The P. Kemp Fain Jr. award is given annually to individual FPA members who have been judged to make outstanding contributions to the financial planning profession, according to the FPA.

Schwab Transitions Retains Valuation Firm

Schwab Transitions (, the service launched by Charles Schwab & Co. in January of this year to help advisors sell and buy advisory practices, is starting to ramp up. "We're excited about our progress," says Tim Welsh, director of strategic programs for Schwab Institutional. "We just passed the 300-listing mark." Welsh says their initial projections would have led them to be satisfied with fewer listings in their first year.

As with other "transition" services, buyers dominate sellers at the rate of 260 to 40, respectively. However, no transactions have been consummated yet. This is not entirely unexpected, as there is a lead time before transactions in the pipeline come to fruition. Welsh anticipates some closings in the next several months.

In the meantime, Schwab Transitions has continued to add new ancillary services. In addition to partners Moss Adams and Stark & Stark, it has added Quist Valuation, a Broomfield, Colo.-based independent valuation firm, to assist sellers in pricing their firms. It's also entered the workshop business in a big way. "In January and February we did 13 workshops around the country on transition planning. We limited the attendance to 25 per workshop and sold them all out," says Welsh, who expects to do more workshops this coming winter.

In addition to workshops, there are new partners and the accumulation of new articles and white papers on its site, Welsh says, "We are also working with new banks to set up arrangements for internal succession loans and acquisition capital. This is a new venue for many banks which aren't experienced with investment advisors, so we've been educating them on how these businesses work and their growth potential."

Welsh also sees firms evolving their thinking about the addition of partners, and says Schwab Transitions will add new content to address that trend. In other words, stay tuned.

Hedge Funds Continue Growth, Survey Finds

The hedge fund industry grew to $795 billion in assets in 2003-34% growth that was partly fueled by fund of funds products and direct investments by pensions, according to a new survey.

The 10th Annual Hennessee Hedge Fund Manager Survey also found that the number of hedge funds grew 23% from 2002 to 2003, to a total of 7,000.

Coming at a time when the U.S. Securities and Exchange Commission is proposing stricter regulation of the hedge fund industry, the survey was cited by Hennessee as evidence that the hedge fund market is not as overleveraged and risky as some portray it.

Hennessee noted that 85% of the hedge funds surveyed have never exceeded 50% leverage, and that hedge funds represent less than 2% of the world financial markets.

"The survey continues to dispel common misperceptions about hedge funds being highly leveraged investment pools, or that hedge funds have a greater impact on the broad market than mutual funds or institutional, long-only funds," says Charles Gradante, managing principal of Hennessee Group LLC.

The survey respondents consisted of 789 hedge funds from 174 management companies, constituting a total of $144 billion in assets.

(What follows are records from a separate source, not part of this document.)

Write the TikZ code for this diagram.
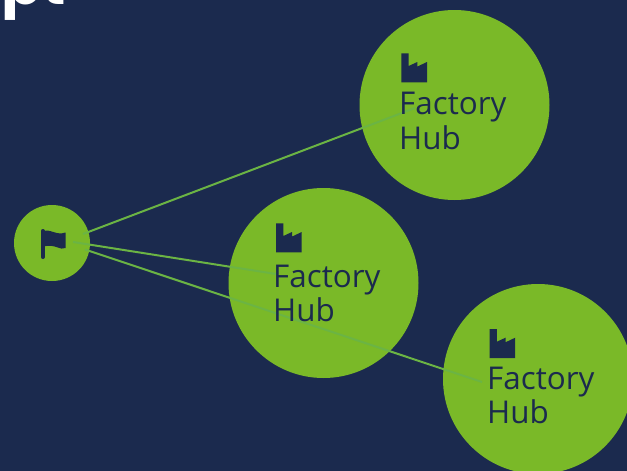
\documentclass[tikz,border=0pt]{standalone}
\usepackage{fontspec}
\setmainfont{Open Sans}
\newfontfamily\titlefont{Poppins}
\definecolor{navy}{HTML}{1B2A4E}
\definecolor{leaf}{HTML}{7AB928}
\definecolor{wire}{HTML}{6BB444}

\tikzset{
  hub/.style={circle, fill=leaf, minimum size=190pt, inner sep=0pt},
  flagnode/.style={circle, fill=leaf, minimum size=76pt, inner sep=0pt},
  hublabel/.style={text=navy, align=left, anchor=north west, inner sep=0pt,
      font=\fontsize{31.4}{34.5}\selectfont},
  wireline/.style={wire, line width=2pt},
}

\begin{document}
\begin{tikzpicture}[x=1pt, y=-1pt]
  \useasboundingbox (0, 0) rectangle (627, 471);
  \clip (0, 0) rectangle (627, 471);
  \fill[navy] (0, 0) rectangle (627, 471);

  \node[text=white, anchor=base west, inner sep=0pt, font=\titlefont\bfseries\fontsize{60}{60}\selectfont]
    (title) at (1, 5) {pt};

  \node[flagnode] (flag) at (52, 243) {};
  \node[hub] (hubtop) at (454.5, 105) {};
  \node[hub] (hubmid) at (323.5, 283) {};
  \node[hub] (hubright) at (538, 379) {};

  % where the connectors start and stop
  \coordinate (starttop) at (83, 234);
  \coordinate (startmid) at (73, 242);
  \coordinate (startright) at (85, 249.5);
  \coordinate (endtop) at (415, 108);
  \coordinate (endmid) at (276, 274);
  \coordinate (endright) at (482, 382);

  \draw[wireline] (starttop) -- (endtop);
  \draw[wireline] (startmid) -- (endmid);
  \draw[wireline] (startright) -- (endright);

  % flag
  \draw[navy, line width=4pt, line cap=round] (42.8, 231) -- (42.8, 257);
  \fill[navy] (43, 231.5) .. controls (50, 228) and (56, 236) .. (65.5, 232.5)
    -- (65.5, 248) .. controls (60, 251) and (56, 243.5) .. (43, 246.5) -- cycle;

  % hubs, with their factories
  \foreach \nm/\ix/\iy/\tx/\ty in {
      top/401.3/53.3/399/92, mid/276/223.3/273/264.5, right/489.5/329/487/366.5
    } {
      \fill[navy] (\ix, \iy) -- ++(7.4, 0) -- ++(0, 12.7) -- ++(8.6, -4) -- ++(0, 4.6)
        -- ++(9.7, -4.6) -- ++(0, 20.3) -- ++(-25.7, 0) -- cycle;
      \node[hublabel] (label\nm) at (\tx, \ty) {Factory\\Hub};
    }
\end{tikzpicture}
\end{document}
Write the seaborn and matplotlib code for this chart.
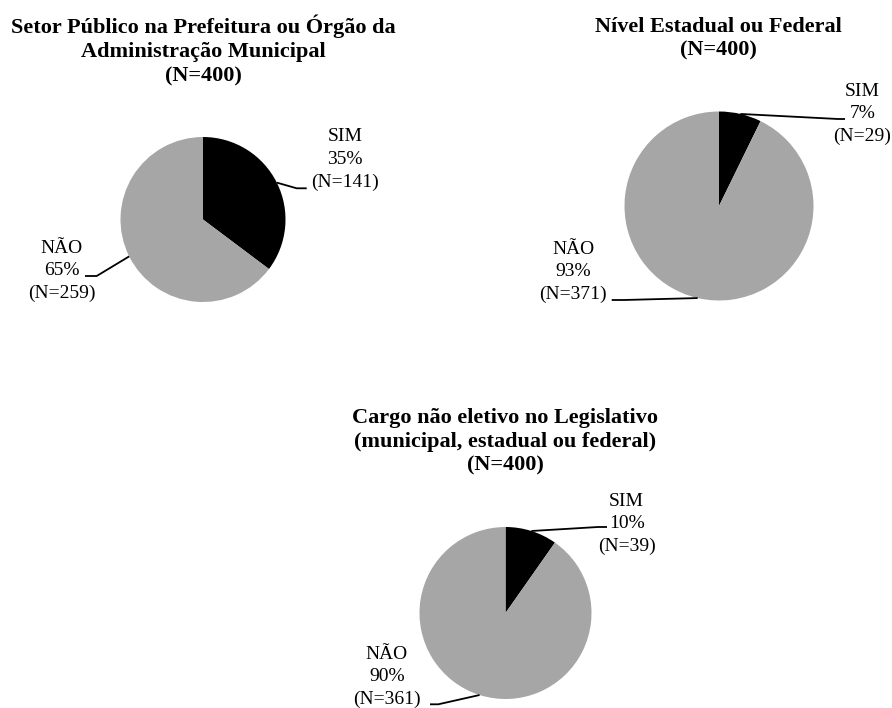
import matplotlib
matplotlib.use("Agg")
import numpy as np
import matplotlib.pyplot as plt
import seaborn as sns

# Survey results: worked in the public sector (N=400 per question)
titles = [
    "Setor Público na Prefeitura ou Órgão da\nAdministração Municipal\n(N=400)",
    "Nível Estadual ou Federal\n(N=400)",
    "Cargo não eletivo no Legislativo\n(municipal, estadual ou federal)\n(N=400)",
]
categories = ["SIM", "NÃO"]
sim_counts = [141, 29, 39]
nao_counts = [259, 371, 361]
total_n = 400

sns.set_theme(style="white")
plt.rcParams["font.family"] = ["Liberation Serif", "DejaVu Serif"]

colors = ["#000000", "#a6a6a6"]

W, H = 892, 708
fig = plt.figure(figsize=(W / 100, H / 100), dpi=100)
fig.patch.set_facecolor("white")

# pixel layout: pie centre x, centre y (from top), radius
pie_geom = [(203, 219.5, 82.5), (719, 206, 94.5), (505.5, 613, 86)]
title_pos = [(203, 50.5), (718, 38.5), (505, 441.5)]
# label block centres (SIM, NÃO)
label_pos = [((345, 159.5), (61.7, 271)),
             ((862.5, 114), (573.3, 272)),
             ((626.7, 524), (386.7, 677)) ]
# leader line elbow and end points (SIM, NÃO)
leaders = [(((296.7, 188.3), (306.7, 188.3)), ((96.7, 276), (85, 276))),
           (((838, 119), (845, 119)), ((624, 300), (611.7, 300))),
           (((598, 527), (607, 527)), ((438.3, 704.3), (430, 704.3)))]

label_fs = 14
title_fs = 16

for i in range(3):
    cx, cy, r = pie_geom[i]
    ax = fig.add_axes([(cx - r) / W, 1 - (cy + r) / H, 2 * r / W, 2 * r / H])
    values = [sim_counts[i], nao_counts[i]]
    wedges, _ = ax.pie(values, colors=colors, startangle=90, counterclock=False,
                       radius=1, wedgeprops=dict(linewidth=0))
    ax.set_xlim(-1, 1)
    ax.set_ylim(-1, 1)
    ax.set_aspect("equal")
    ax.axis("off")

    def to_data(p):
        return ((p[0] - cx) / r, (cy - p[1]) / r)

    for j, w in enumerate(wedges):
        mid = np.deg2rad((w.theta1 + w.theta2) / 2)
        start = (np.cos(mid), np.sin(mid))
        elbow = to_data(leaders[i][j][0])
        end = to_data(leaders[i][j][1])
        ax.plot([start[0], elbow[0], end[0]], [start[1], elbow[1], end[1]],
                color="black", lw=1.3, clip_on=False, solid_capstyle="butt")
        pct = round(100 * values[j] / total_n)
        tx, ty = to_data(label_pos[i][j])
        ax.text(tx, ty, f"{categories[j]}\n{pct}%\n(N={values[j]})",
                ha="center", va="center", multialignment="center",
                fontsize=label_fs, linespacing=1.42, color="black", clip_on=False)

    tx, ty = title_pos[i]
    fig.text(tx / W, 1 - ty / H, titles[i], ha="center", va="center",
             multialignment="center", fontsize=title_fs, fontweight="bold",
             linespacing=1.25, color="black")

fig.savefig("out.png", dpi=100, facecolor="white")
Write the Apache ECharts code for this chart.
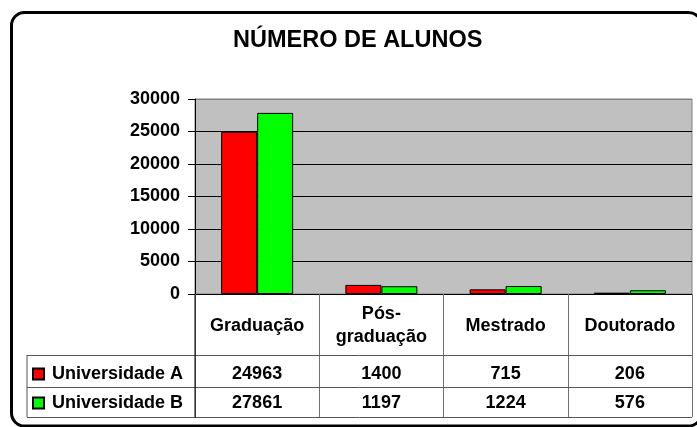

Hennessee's views of the hedge fund market contrasts with those of the SEC, which voted 3-2 last month to propose sweeping new rules that would, among other things, force hedge funds to disclose details on their operations, advisors and holdings.

SEC Chairman William Donaldson has called hedge funds so risky that they are "an accident waiting to happen."

Other survey findings noted by Hennessee include:

Since 1987, surveyed hedge funds have generated an annualized return of 15.34%, with 40% less volatility than the S&P 500 return of 12.11% over the same time period.

Individuals and family offices represent the largest source of capital for hedge funds, accounting for 44% of total industry assets.

Fund of funds are the fastest growing sector of the industry, with assets increasing to $191 billion from $21 billion since January 1997.

Assets directly invested in hedge funds by pensions have grown to $72 billion from $13 billion since January 1997.

Hedge funds turned over their portfolio more than three times per year.